This year’s season of Remembrance takes place against a backdrop of unfamiliar forces at work in our communities and world.
To many locally, these are threatening forces but to others they seem to offer the hope of fulfilment. Some are claiming their mission is to unite behind things held in common, but others see their use of our national flags as divisive and a portent of worse.
There has, wherever one stands, been a tarnishing of our flags, a sense that they have not been respected as they should, and that the deep meaning behind them has been obscured.
This will be sharply apparent at Remembrance if we look below the surface, something our churches must encourage. We must look at what lies behind our flags and at what it was that we, united with so many, have defended in two world wars and since. Remembrance offers the opportunity to recapture some of that seemingly lost essence, for every single person in our nation, not just some.
Remembrance is a national occasion when we come together in communities and gather round war memorials or stand in two-minutes silence in our workplaces or homes. It is an occasion without borders when we recognise that many who made the same sacrifice that we are commemorating, remembering together, were from other countries across the Commonwealth and the world. Now, after due time, we even remember the fallen of those we fought, which is part of recognising the futility of war. Remembrance is also a generous and costly occasion when in remembering, we are also moving beyond old enmities to choose to live in peace. That is not just to do with victory, it is to do with how we choose to ‘win the peace’ in Franklin D Roosevelt’s memorable phrase. We are constantly, daily, winning the peace. War always looks the same: death, violence and despoilation. Peace we must make afresh in each generation.

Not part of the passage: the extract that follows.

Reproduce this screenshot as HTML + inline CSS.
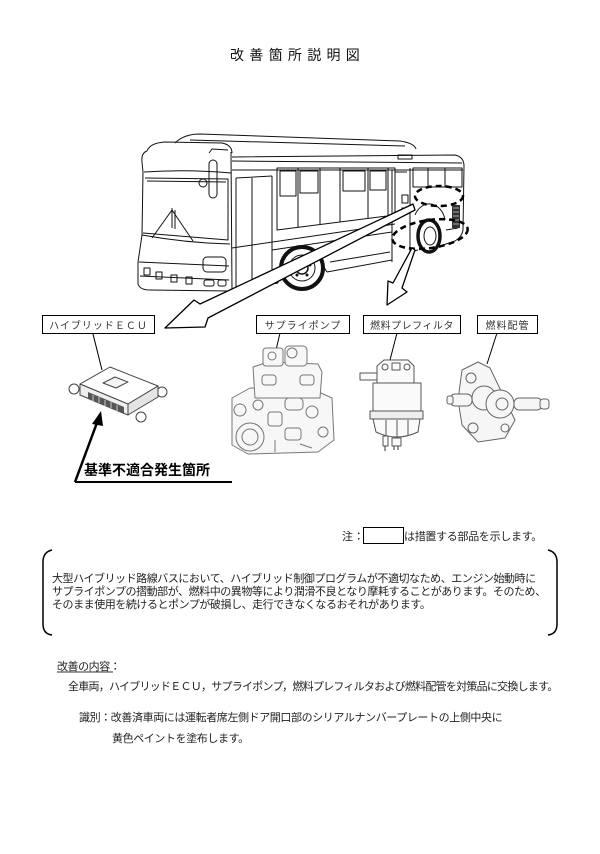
<!DOCTYPE html>
<html><head><meta charset="utf-8">
<style>
html,body{margin:0;padding:0;background:#fff;}
body{width:600px;height:854px;position:relative;overflow:hidden;font-family:"Liberation Sans","Noto Sans CJK JP",sans-serif;color:#222;}
.t{position:absolute;white-space:nowrap;font-size:11px;line-height:14px;letter-spacing:-0.45px;}
.lbl{position:absolute;border:1px solid #000;box-sizing:border-box;height:19px;display:flex;align-items:center;justify-content:center;font-size:10px;letter-spacing:1px;color:#333;background:#fff;}
svg{position:absolute;left:0;top:0;}
</style></head><body>
<svg width="600" height="854" viewBox="0 0 600 854" xmlns="http://www.w3.org/2000/svg">
<!-- BUS -->
<g fill="none" stroke="#111" stroke-width="1" stroke-linejoin="round">
  <!-- roof AC -->
  <path d="M175,143 Q184,134 200,134 L400,141 Q414,143 416,149"/>
  <path d="M190,140 L405,146"/>
  <!-- front cap -->
  <path d="M147,151 Q150,143 165,142 L222,143 Q232,145 232,153"/>
  <path d="M144,172 Q188,169 231,173"/>
  <path d="M147,151 Q141,153 142,162 L143,172"/>
  <!-- front outline -->
  <path d="M143,172 L142,235 L138,262 L138,284 Q140,290 150,290 L228,291"/>
  <path d="M231,152 L232,291"/>
  <!-- windshield -->
  <path d="M145,178 L228,179 L228,240 L143,233"/>
  <path d="M147,181 L226,182"/>
  <!-- wipers -->
  <path d="M152,238 L172,210 L193,241"/>
  <path d="M172,208 L172,228 M175,210 L175,229"/>
  <!-- lower front -->
  <path d="M142,235 Q186,243 230,244"/>
  <path d="M139,262 L229,266"/>
  <path d="M140,276 L229,280"/>
  <rect x="203" y="257" width="23" height="15" rx="4"/>
  <rect x="144" y="268" width="6" height="7"/>
  <rect x="156" y="272" width="6" height="7"/>
  <rect x="171" y="275" width="6" height="7"/>
  <rect x="186" y="277" width="6" height="7"/>
  <rect x="204" y="280" width="10" height="6" rx="2"/>
  <rect x="218" y="280" width="8" height="6" rx="2"/>
  <!-- mirror -->
  <path d="M209,153 L212,149 L228,150"/>
  <rect x="209" y="160" width="8" height="38" rx="4"/>
  <circle cx="203" cy="183" r="4"/>
  <!-- side top -->
  <path d="M232,157 L455,155 Q464,157 464,166"/>
  <path d="M232,161 L462,163"/>
  <path d="M232,170 L463,170"/>
  <!-- front door -->
  <path d="M236,178 L236,291 M252,178 L252,287 M272,176 L272,283"/>
  <path d="M236,178 L272,176"/>
  <!-- windows -->
  <path d="M277,168 L395,168 L395,215 L277,230 Z"/>
  <path d="M298,168 L298,227 M320,168 L320,224 M340,168 L340,222 M368,168 L368,218 M388,168 L388,216"/>
  <rect x="280" y="171" width="16" height="25"/>
  <rect x="300" y="171" width="18" height="22"/>
  <rect x="343" y="171" width="22" height="20"/>
  <rect x="370" y="171" width="16" height="19"/>
  <!-- belt lines -->
  <path d="M232,248 L395,224"/>
  <path d="M272,250 L392,232"/>
  <!-- skirt -->
  <path d="M232,291 L278,283"/>
  <path d="M278,283 A26,26 0 0 1 327,272"/>
  <path d="M327,272 L392,260"/>
  <path d="M330,262 L390,252"/>
  <!-- rear door -->
  <path d="M392,170 L392,262 M410,168 L410,252 M395,172 L407,172"/>
  <rect x="398" y="155" width="14" height="4"/>
  <!-- rear windows -->
  <path d="M413,168 L462,168 L462,187 L413,187 Z M428,168 L428,187 M445,168 L445,187"/>
  <!-- rear body -->
  <path d="M464,166 L463,230 Q462,237 455,241 L440,246"/>
  <path d="M410,252 L418,250"/>
  <path d="M415,215 A16,20 0 0 1 445,220"/>
  <rect x="402" y="195" width="6" height="8"/>
  <rect x="402" y="208" width="6" height="6"/>
  <path d="M446,230 L458,228"/>
</g>
<!-- grille -->
<rect x="452" y="205" width="8" height="23" fill="#333"/>
<path d="M453,208 L459,208 M453,212 L459,212 M453,216 L459,216 M453,220 L459,220 M453,224 L459,224" stroke="#aaa" stroke-width="1"/>
<!-- front wheel -->
<circle cx="302" cy="268" r="21" fill="#fff" stroke="#111" stroke-width="4"/>
<circle cx="302" cy="268" r="13" fill="#fff" stroke="#111" stroke-width="1"/>
<circle cx="302" cy="268" r="6" fill="#fff" stroke="#111" stroke-width="1.5"/>
<g fill="#111"><circle cx="302" cy="259" r="1.5"/><circle cx="310" cy="265" r="1.5"/><circle cx="307" cy="275" r="1.5"/><circle cx="297" cy="275" r="1.5"/><circle cx="294" cy="265" r="1.5"/></g>
<!-- rear wheel -->
<ellipse cx="429" cy="236" rx="11" ry="16" fill="#fff" stroke="#111" stroke-width="3.5"/>
<ellipse cx="430" cy="236" rx="6" ry="9" fill="#fff" stroke="#111" stroke-width="1"/>
<!-- dashed ellipses -->
<ellipse cx="439" cy="196" rx="24" ry="10" fill="none" stroke="#000" stroke-width="2.5" stroke-dasharray="6,4"/>
<ellipse cx="430" cy="234" rx="38" ry="14" fill="none" stroke="#000" stroke-width="2.5" stroke-dasharray="6,4" transform="rotate(-8 430 234)"/>
<!-- arrows -->
<polygon points="413,204 200,304 194,300 165,328 205,327 208,318 415,210" fill="#fff" stroke="#000" stroke-width="1.3" stroke-linejoin="round"/>
<polygon points="412,248 393,283 388,281 387,305 407,292 402,288 415,250" fill="#fff" stroke="#000" stroke-width="1.3" stroke-linejoin="round"/>

<!-- leader lines -->
<g stroke="#000" stroke-width="1">
  <line x1="93" y1="334" x2="102" y2="370"/>
  <line x1="280" y1="333" x2="276" y2="350"/>
  <line x1="397" y1="333" x2="390" y2="360"/>
  <line x1="497" y1="333" x2="487" y2="364"/>
</g>

<!-- ECU part -->
<g stroke="#444" stroke-width="1" fill="#fff" stroke-linejoin="round">
  <circle cx="74" cy="389" r="5"/>
  <circle cx="162" cy="392" r="5"/>
  <circle cx="141" cy="417" r="5"/>
  <polygon points="80,384 110,367 158,386 128,404"/>
  <polygon points="80,384 128,404 128,415 80,395" fill="#eee"/>
  <polygon points="128,404 158,386 158,397 128,415" fill="#e4e4e4"/>
  <polygon points="103,383 115,377 128,382 116,388" fill="#f4f4f4"/>
</g>
<polygon points="88,392 124,407 124,414 88,399" fill="#555"/>
<g stroke="#ccc" stroke-width="1"><line x1="93" y1="395" x2="93" y2="401"/><line x1="99" y1="397" x2="99" y2="403"/><line x1="105" y1="400" x2="105" y2="406"/><line x1="111" y1="402" x2="111" y2="408"/><line x1="117" y1="405" x2="117" y2="411"/></g>

<!-- indicator arrow -->
<line x1="75" y1="482" x2="232" y2="482" stroke="#000" stroke-width="2"/>
<line x1="75" y1="482" x2="98" y2="420" stroke="#000" stroke-width="2.5"/>
<polygon points="101,411 92,424 103,426" fill="#000"/>

<!-- pump part -->
<g stroke="#777" stroke-width="1" fill="#f7f7f7" stroke-linejoin="round">
  <path d="M232,398 L250,388 L310,388 L332,398 L334,440 L318,452 L248,454 L232,445 Z"/>
  <path d="M253,367 L268,362 L318,364 L322,372 L320,398 L255,398 Z"/>
  <rect x="263" y="348" width="20" height="18" rx="3"/>
  <rect x="285" y="346" width="22" height="20" rx="4"/>
  <circle cx="292" cy="353" r="5"/>
  <circle cx="272" cy="356" r="4"/>
  <circle cx="250" cy="437" r="14"/>
  <circle cx="250" cy="437" r="8"/>
  <circle cx="240" cy="410" r="6"/>
  <circle cx="258" cy="405" r="5"/>
  <rect x="285" y="398" width="18" height="12" rx="4"/>
  <rect x="268" y="412" width="14" height="14" rx="3"/>
  <rect x="285" y="428" width="16" height="12" rx="3"/>
  <circle cx="312" cy="412" r="6"/>
  <circle cx="323" cy="432" r="5"/>
  <rect x="300" y="375" width="14" height="10" rx="3"/>
  <rect x="262" y="375" width="14" height="10" rx="3"/>
  <path d="M275,440 L275,452 M300,444 L312,448"/>
</g>

<!-- filter part -->
<g stroke="#555" stroke-width="1" fill="#fafafa" stroke-linejoin="round">
  <rect x="360" y="373" width="17" height="7"/>
  <path d="M377,383 L377,366 L384,360 L408,360 L414,366 L414,383 Z"/>
  <circle cx="385" cy="367" r="3"/>
  <circle cx="407" cy="367" r="3"/>
  <rect x="392" y="363" width="8" height="7"/>
  <path d="M373,383 L421,383 L421,411 L373,411 Z"/>
  <rect x="370" y="411" width="53" height="8" fill="#eee"/>
  <path d="M373,419 L420,419 L418,432 Q397,442 376,432 Z"/>
  <path d="M386,420 L386,436 M397,420 L397,440 M408,420 L408,436"/>
  <rect x="383" y="436" width="5" height="10"/>
  <rect x="392" y="438" width="9" height="8"/>
</g>
<path d="M385,446 L385,451 M394,446 L394,450 M398,446 L398,450" stroke="#333"/>

<!-- fuel pipe part -->
<g stroke="#666" stroke-width="1" fill="#f6f6f6" stroke-linejoin="round">
  <path d="M462,370 L478,362 L490,368 L515,420 L505,438 L478,442 L462,425 L458,400 Z"/>
  <circle cx="471" cy="378" r="5"/>
  <circle cx="473" cy="428" r="5"/>
  <circle cx="505" cy="428" r="4"/>
  <rect x="450" y="394" width="22" height="12" rx="5"/>
  <rect x="447" y="396" width="6" height="8" rx="2"/>
  <circle cx="484" cy="398" r="12"/>
  <circle cx="500" cy="404" r="14"/>
  <circle cx="502" cy="404" r="6"/>
  <rect x="514" y="398" width="28" height="12" rx="5"/>
  <rect x="540" y="399" width="9" height="10" rx="3"/>
</g>

<!-- note box -->
<rect x="363.5" y="527.5" width="40" height="16" fill="#fff" stroke="#000" stroke-width="1"/>
<!-- brackets -->
<path d="M52,550 Q43,552 43,562 L43,624 Q43,634 52,635" fill="none" stroke="#000" stroke-width="1.5"/>
<path d="M548,550 Q557,552 557,562 L557,624 Q557,634 548,635" fill="none" stroke="#000" stroke-width="1.5"/>
<line x1="57" y1="672" x2="113" y2="672" stroke="#333" stroke-width="1"/>
</svg>

<div class="t" style="left:230px;top:46px;font-size:14px;line-height:18px;letter-spacing:5.3px;color:#111;">改善箇所説明図</div>

<div class="lbl" style="left:42px;top:315px;width:113px;">ハイブリッドＥＣＵ</div>
<div class="lbl" style="left:256px;top:315px;width:94px;">サプライポンプ</div>
<div class="lbl" style="left:363px;top:315px;width:98px;letter-spacing:0.5px;">燃料プレフィルタ</div>
<div class="lbl" style="left:477px;top:315px;width:61px;">燃料配管</div>

<div class="t" style="left:84px;top:461px;font-size:14px;line-height:18px;font-weight:bold;letter-spacing:0;color:#000;">基準不適合発生箇所</div>

<div class="t" style="left:342px;top:530px;letter-spacing:0.2px;">注：</div>
<div class="t" style="left:404px;top:530px;letter-spacing:-0.3px;">は措置する部品を示します。</div>

<div class="t" style="left:52px;top:572px;">大型ハイブリッド路線バスにおいて、ハイブリッド制御プログラムが不適切なため、エンジン始動時に</div>
<div class="t" style="left:52px;top:585px;">サプライポンプの摺動部が、燃料中の異物等により潤滑不良となり摩耗することがあります。そのため、</div>
<div class="t" style="left:52px;top:598px;">そのまま使用を続けるとポンプが破損し、走行できなくなるおそれがあります。</div>

<div class="t" style="left:57px;top:660px;">改善の内容：</div>
<div class="t" style="left:68px;top:680px;letter-spacing:-0.75px;">全車両，ハイブリッドＥＣＵ，サプライポンプ，燃料プレフィルタおよび燃料配管を対策品に交換します。</div>
<div class="t" style="left:79px;top:711px;letter-spacing:-0.4px;">識別：改善済車両には運転者席左側ドア開口部のシリアルナンバープレートの上側中央に</div>
<div class="t" style="left:112px;top:732px;letter-spacing:-0.4px;">黄色ペイントを塗布します。</div>
</body></html>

We are remembering not just those in the forces who have given their lives for their country since 1914 but also the emergency services and civilians who have been caught up in war or harmed by acts of terror - a lengthy roll-call still grievously being lengthened. This year will find conflicts and incidents that bring a sense of horror very present to us, as we call to mind death and suffering caused by the actions of humans on other humans in Gaza, Ukraine, Syria, Yemen and closer to home, in Manchester or London’s Finsbury Park. This brings home the importance of this season of Remembrance as a time of stilling ourselves, turning away from thoughts of warfare towards thoughts of peace-making. The opportunity presented in Remembrance is the chance to place ourselves with the peacemakers, those Jesus called ‘Blessed’ in the Sermon on the Mount. This is not taking sides as in battle: it is placing ourselves, if we need a vivid symbol, ‘on the side of the angels’.
This magnificent phrase is within the grasp of everyone. Needing no deep theological understanding, it removes us from the polarisation and poses a deeper, moral question. It is timely for this language to be recaptured and widely redeployed as we need vivid language to counter the glib solecisms of hatred.
The shocking truth is that in our deeply polarised state, there will be those on both sides who will see themselves as ‘on the side of the angels’. Rather than creating commonality and connection between them, though, this serves to highlight the gap between them, because they appear to fear different things: one side is afraid of the other side’s motives and course of action, the other side is afraid of people ‘not like them,’ full stop.
Recognising these fears does not deny the underlying concerns or address their legitimacy, but embracing and recapturing this alternative, deeper narrative might allow people to move forward, to hear in stillness the message at Remembrance that perfect love casts out all fear and to recognise that the symbols integral to the flags are those of perfect love. All who stand under the banner of Christ’s perfect love on his cross, who see that message of love radiate from St George’s, St Andrew and St Patrick’s crosses on the Union flag see a deeper truth than those who merely see a marker of territory and signifier of tribe.
The tribe of God is the human race, the flag of God is the banner of love. Under that flag will come the healing of the one tribe: the multitude of heaven that gathers people from every nation.
It is fitting to use that image to inspire our remembrance, coming as it does before Advent when we look ahead not just to the coming of Christ among us in vulnerability as a baby, to show us God identifying with the sufferings that we think no one sees or gets, but also that when he comes again it will be to unite all those who travel under the banner of love and to separate them from those who do not.
Let us not pre-empt that glorious day of his coming again in a mere shadow of choosing who is ‘in’ and who is ‘out’, of our own making.